Despite the obstacles, some districts are finding ways to expand scratch cooking and source fresher ingredients. Organizations provide recipe databases, training, apprenticeships and technical support to help nutrition staff develop the skills and systems needed for a less-processed menu. Great Valley’s chef and culinary coordinator have begun training staff and testing student-driven menu items. Students have noticed the difference: when the cafeteria served grilled cheese with tomato bisque made on whole-grain bread, students compared it to popular café food and responded positively. The district also offers vegetarian entrees on request and rotates seasonal items, like dishes featuring local sweet potatoes.
For nutrition directors, increasing participation in school meals is a practical and moral priority. More students eating school breakfast and lunch brings more federal reimbursements and helps ensure children aren’t going hungry — a reality that affects learning. As Nichole Taylor put it, when students are fed, they can focus; when they are hungry, they can’t learn.
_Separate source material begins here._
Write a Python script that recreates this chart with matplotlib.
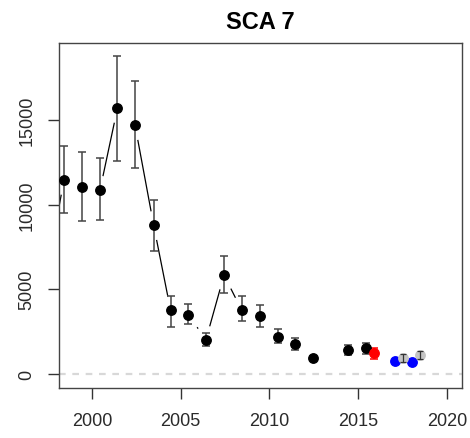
import numpy as np
import matplotlib
matplotlib.use("Agg")
import matplotlib.pyplot as plt

plt.rcParams['font.family'] = ['Liberation Sans', 'DejaVu Sans']

# main survey series (black), 2013 missing
years = [1997.42, 1998.42, 1999.44, 2000.45, 2001.43, 2002.42, 2003.47, 2004.43,
         2005.43, 2006.42, 2007.44, 2008.43, 2009.46, 2010.46, 2011.45, 2012.43,
         2013.43, 2014.42, 2015.42]
vals = [5800, 11450, 11020, 10860, 15680, 14720, 8810, 3750,
        3500, 2020, 5840, 3780, 3440, 2200, 1770, 960,
        np.nan, 1420, 1510]
hi = [7000, 13480, 13120, 12750, 18750, 17300, 10290, 4620,
      4150, 2400, 6960, 4590, 4070, 2640, 2110, 1060,
      np.nan, 1730, 1810]
lo = [4600, 9500, 9030, 9090, 12590, 12140, 7280, 2750,
      2950, 1670, 4780, 3110, 2790, 1810, 1430, 870,
      np.nan, 1120, 1160]

# red point
red_year = [2015.9]
red_val = [1220]
red_hi = [1510]
red_lo = [890]

# blue points
blue_years = [2017.09, 2018.06]
blue_vals = [750, 730]

# grey points
grey_years = [2017.54, 2018.51]
grey_vals = [920, 1140]
grey_hi = [1160, 1380]
grey_lo = [700, 900]


def yerr(v, l, h):
    v = np.array(v, float)
    return [v - np.array(l, float), np.array(h, float) - v]


fig = plt.figure(figsize=(4.7, 4.39), dpi=100)
ax = fig.add_axes([59 / 470, 50 / 439, 403 / 470, 345 / 439])

ebc = '#444444'

# connecting line with gaps around points (white halos)
ax.plot(years, vals, color='black', lw=0.9, zorder=1)
ax.plot(years, vals, 'o', color='white', ms=20, zorder=2)

ax.axhline(0, color='#d8d8d8', lw=1.6, ls=(0, (3, 3)), zorder=2.5)

ax.errorbar(years, vals, yerr=yerr(vals, lo, hi), fmt='none', ecolor=ebc,
            elinewidth=1.1, capsize=3, capthick=1.1, zorder=3)
ax.plot(years, vals, 'o', color='black', ms=6.8, zorder=4)

ax.errorbar(red_year, red_val, yerr=yerr(red_val, red_lo, red_hi), fmt='none',
            ecolor='red', elinewidth=1.1, capsize=3, capthick=1.1, zorder=3)
ax.plot(red_year, red_val, 'o', color='red', ms=6.8, zorder=4)

ax.plot(blue_years, blue_vals, 'o', color='blue', ms=6.8, zorder=4)

ax.plot(grey_years, grey_vals, 'o', color='#c4c4c4', ms=6.8, zorder=4)
ax.errorbar(grey_years, grey_vals, yerr=yerr(grey_vals, grey_lo, grey_hi), fmt='none',
            ecolor='#333333', elinewidth=0.9, capsize=2, capthick=0.9, zorder=5)

ax.set_xlim(1998.14, 2020.85)
ax.set_ylim(-826, 19540)
ax.set_xticks([2000, 2005, 2010, 2015, 2020])
ax.set_yticks([0, 5000, 10000, 15000])

for s in ax.spines.values():
    s.set_color('#444444')
    s.set_linewidth(1.0)

ax.tick_params(direction='out', length=8, width=1.0, color='#333333',
               labelsize=13, labelcolor='#2a2a2a', pad=9)
for lab in ax.get_yticklabels():
    lab.set_rotation(90)
    lab.set_va('center')

ax.set_title('SCA 7', fontsize=17, fontweight='bold', pad=11)

fig.savefig('out.png', dpi=100)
What happens next will depend on several factors: how the USDA translates the updated dietary guidance into enforceable school nutrition rules; whether Congress or the administration increases funding to support the shift to fresher food and more staff; and how districts manage the operational challenges of retraining staff, upgrading kitchens and reducing reliance on processed products. For districts already experimenting with change, the work is incremental: reformulate recipes, train employees, listen to students and try to balance nutrition goals with tight budgets.
In short, MAHA-style guidance could push cafeterias toward less-processed, more protein-forward meals — a move many operators and child-health advocates support in principle. But without additional funding, workforce investment and clear implementation timelines, the practical burden of that transition will fall on school nutrition programs that are already stretched thin.